_Entries shown_:

◆ ◆ ◆ ◆

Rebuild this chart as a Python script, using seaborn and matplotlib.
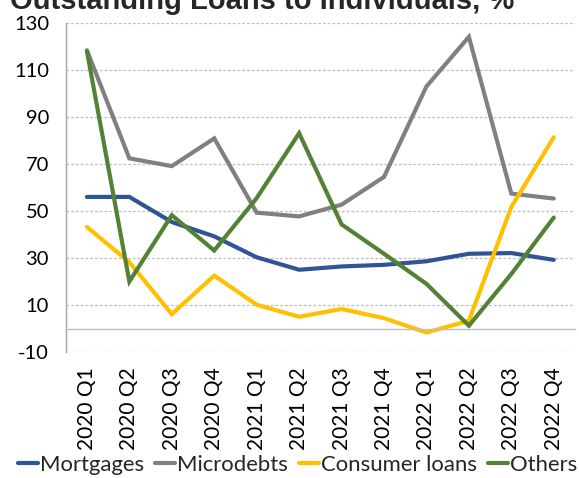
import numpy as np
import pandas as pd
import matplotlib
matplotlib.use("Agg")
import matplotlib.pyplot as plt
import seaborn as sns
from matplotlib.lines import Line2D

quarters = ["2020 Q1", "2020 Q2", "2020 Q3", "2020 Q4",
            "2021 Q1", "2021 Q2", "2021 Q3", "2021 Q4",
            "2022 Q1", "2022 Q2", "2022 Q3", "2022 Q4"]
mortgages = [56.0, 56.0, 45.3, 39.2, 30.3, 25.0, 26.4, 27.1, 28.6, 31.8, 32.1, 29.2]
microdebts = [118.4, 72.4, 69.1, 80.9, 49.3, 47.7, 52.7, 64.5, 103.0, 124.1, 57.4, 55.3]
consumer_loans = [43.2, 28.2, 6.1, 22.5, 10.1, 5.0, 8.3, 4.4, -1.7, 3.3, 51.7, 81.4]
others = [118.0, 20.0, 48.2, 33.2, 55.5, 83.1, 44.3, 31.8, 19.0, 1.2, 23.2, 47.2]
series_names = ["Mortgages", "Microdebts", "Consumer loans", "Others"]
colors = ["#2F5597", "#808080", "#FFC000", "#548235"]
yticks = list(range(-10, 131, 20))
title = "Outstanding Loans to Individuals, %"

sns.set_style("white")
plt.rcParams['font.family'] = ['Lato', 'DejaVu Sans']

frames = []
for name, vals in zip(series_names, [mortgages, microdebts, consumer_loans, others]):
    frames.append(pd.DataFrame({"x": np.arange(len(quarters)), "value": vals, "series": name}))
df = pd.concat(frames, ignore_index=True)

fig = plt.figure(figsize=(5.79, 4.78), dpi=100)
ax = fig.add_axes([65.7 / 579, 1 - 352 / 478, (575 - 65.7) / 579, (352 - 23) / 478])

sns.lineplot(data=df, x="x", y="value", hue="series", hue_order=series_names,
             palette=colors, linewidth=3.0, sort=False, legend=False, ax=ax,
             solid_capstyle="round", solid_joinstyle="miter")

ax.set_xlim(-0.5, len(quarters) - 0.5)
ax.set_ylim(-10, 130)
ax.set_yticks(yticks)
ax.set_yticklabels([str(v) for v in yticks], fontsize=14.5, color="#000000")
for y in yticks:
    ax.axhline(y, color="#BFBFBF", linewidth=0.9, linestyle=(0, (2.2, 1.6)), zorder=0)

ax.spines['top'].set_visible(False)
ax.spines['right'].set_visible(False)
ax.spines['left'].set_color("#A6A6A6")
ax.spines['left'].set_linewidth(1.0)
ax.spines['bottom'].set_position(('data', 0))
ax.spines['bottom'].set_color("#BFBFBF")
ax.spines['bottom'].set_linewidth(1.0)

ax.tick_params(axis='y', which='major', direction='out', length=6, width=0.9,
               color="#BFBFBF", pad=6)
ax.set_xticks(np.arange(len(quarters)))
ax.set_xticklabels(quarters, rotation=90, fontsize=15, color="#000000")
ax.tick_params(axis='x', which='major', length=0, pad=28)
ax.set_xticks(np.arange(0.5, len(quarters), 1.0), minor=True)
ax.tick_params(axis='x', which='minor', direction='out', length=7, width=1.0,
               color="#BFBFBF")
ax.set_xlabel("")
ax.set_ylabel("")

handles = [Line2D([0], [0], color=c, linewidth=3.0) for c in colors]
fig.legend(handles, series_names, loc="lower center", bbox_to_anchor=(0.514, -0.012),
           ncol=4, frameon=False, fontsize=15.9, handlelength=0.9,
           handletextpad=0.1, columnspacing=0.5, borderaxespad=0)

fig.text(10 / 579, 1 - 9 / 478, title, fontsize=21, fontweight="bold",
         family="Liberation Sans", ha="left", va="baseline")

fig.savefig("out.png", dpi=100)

◆ ◆ ◆ ◆

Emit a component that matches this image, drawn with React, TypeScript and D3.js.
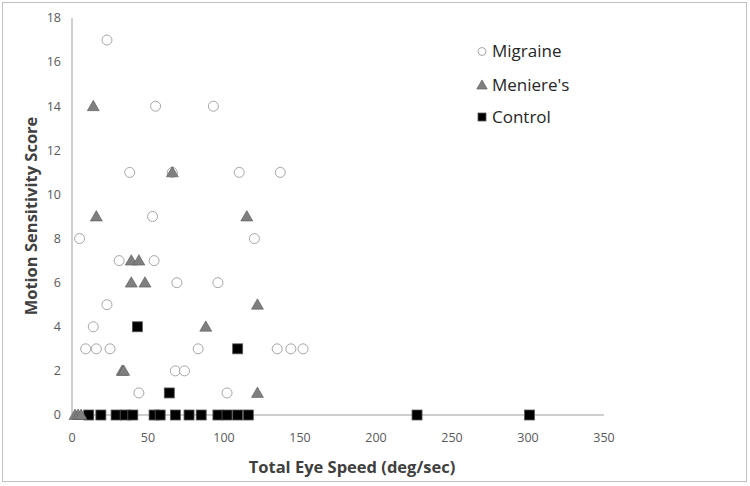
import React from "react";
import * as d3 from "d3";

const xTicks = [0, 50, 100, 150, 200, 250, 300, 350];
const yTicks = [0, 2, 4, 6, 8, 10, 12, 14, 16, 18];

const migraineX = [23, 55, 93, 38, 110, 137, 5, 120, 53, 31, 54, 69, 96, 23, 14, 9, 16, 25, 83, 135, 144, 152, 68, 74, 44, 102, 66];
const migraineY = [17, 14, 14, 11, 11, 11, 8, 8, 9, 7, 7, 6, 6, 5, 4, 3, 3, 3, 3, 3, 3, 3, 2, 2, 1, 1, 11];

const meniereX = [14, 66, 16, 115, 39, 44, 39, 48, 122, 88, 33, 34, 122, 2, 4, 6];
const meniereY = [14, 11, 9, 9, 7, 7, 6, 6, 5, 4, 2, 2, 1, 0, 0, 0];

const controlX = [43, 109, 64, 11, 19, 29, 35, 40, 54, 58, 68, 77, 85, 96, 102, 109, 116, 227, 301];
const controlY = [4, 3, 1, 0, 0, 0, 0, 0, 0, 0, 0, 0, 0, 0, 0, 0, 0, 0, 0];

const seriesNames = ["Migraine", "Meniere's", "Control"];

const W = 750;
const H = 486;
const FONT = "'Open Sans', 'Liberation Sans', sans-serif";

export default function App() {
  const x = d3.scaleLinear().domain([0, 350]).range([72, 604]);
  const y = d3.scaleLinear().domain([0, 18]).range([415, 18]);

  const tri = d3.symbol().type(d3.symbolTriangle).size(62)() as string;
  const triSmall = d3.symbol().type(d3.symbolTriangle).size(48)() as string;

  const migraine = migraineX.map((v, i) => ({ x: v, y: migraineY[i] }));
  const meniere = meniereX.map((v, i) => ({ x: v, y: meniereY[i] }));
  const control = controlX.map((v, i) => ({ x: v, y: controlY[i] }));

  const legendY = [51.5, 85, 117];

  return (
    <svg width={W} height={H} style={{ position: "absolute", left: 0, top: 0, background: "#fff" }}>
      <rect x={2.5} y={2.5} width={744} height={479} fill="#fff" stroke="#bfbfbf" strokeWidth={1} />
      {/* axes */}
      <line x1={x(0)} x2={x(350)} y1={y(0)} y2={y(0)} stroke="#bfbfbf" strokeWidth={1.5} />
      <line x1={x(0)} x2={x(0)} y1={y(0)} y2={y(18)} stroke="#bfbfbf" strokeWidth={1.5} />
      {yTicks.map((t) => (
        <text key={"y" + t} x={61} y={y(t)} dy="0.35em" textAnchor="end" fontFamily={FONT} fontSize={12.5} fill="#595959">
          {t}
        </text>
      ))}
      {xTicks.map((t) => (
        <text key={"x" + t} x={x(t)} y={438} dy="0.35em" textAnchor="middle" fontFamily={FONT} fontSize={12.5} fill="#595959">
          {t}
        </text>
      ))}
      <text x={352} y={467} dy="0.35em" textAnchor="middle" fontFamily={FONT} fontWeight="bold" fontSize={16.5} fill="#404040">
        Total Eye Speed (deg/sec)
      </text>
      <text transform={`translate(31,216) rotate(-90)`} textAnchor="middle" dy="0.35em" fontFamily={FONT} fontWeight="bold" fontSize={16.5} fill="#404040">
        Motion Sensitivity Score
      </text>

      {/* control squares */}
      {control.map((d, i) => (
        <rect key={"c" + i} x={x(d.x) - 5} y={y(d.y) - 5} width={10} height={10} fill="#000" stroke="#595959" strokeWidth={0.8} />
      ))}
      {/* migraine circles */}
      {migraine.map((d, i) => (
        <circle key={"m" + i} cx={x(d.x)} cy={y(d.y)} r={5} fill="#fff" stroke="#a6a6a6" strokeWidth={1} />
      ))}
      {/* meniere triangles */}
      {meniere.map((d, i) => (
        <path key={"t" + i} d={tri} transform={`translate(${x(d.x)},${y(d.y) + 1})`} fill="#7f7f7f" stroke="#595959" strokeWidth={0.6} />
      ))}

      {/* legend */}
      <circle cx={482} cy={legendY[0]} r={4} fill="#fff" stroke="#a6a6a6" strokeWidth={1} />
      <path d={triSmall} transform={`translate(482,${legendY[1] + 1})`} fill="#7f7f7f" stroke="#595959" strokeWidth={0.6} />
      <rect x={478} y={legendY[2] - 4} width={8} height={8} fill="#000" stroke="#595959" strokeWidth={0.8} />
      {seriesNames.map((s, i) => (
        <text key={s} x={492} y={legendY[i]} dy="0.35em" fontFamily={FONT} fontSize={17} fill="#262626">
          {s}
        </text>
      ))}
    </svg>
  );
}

◆ ◆ ◆ ◆

_What to produce_:
Pull out every line above that holds the word "React".

_Answer in full_:
Emit a component that matches this image, drawn with React, TypeScript and D3.js.
import React from "react";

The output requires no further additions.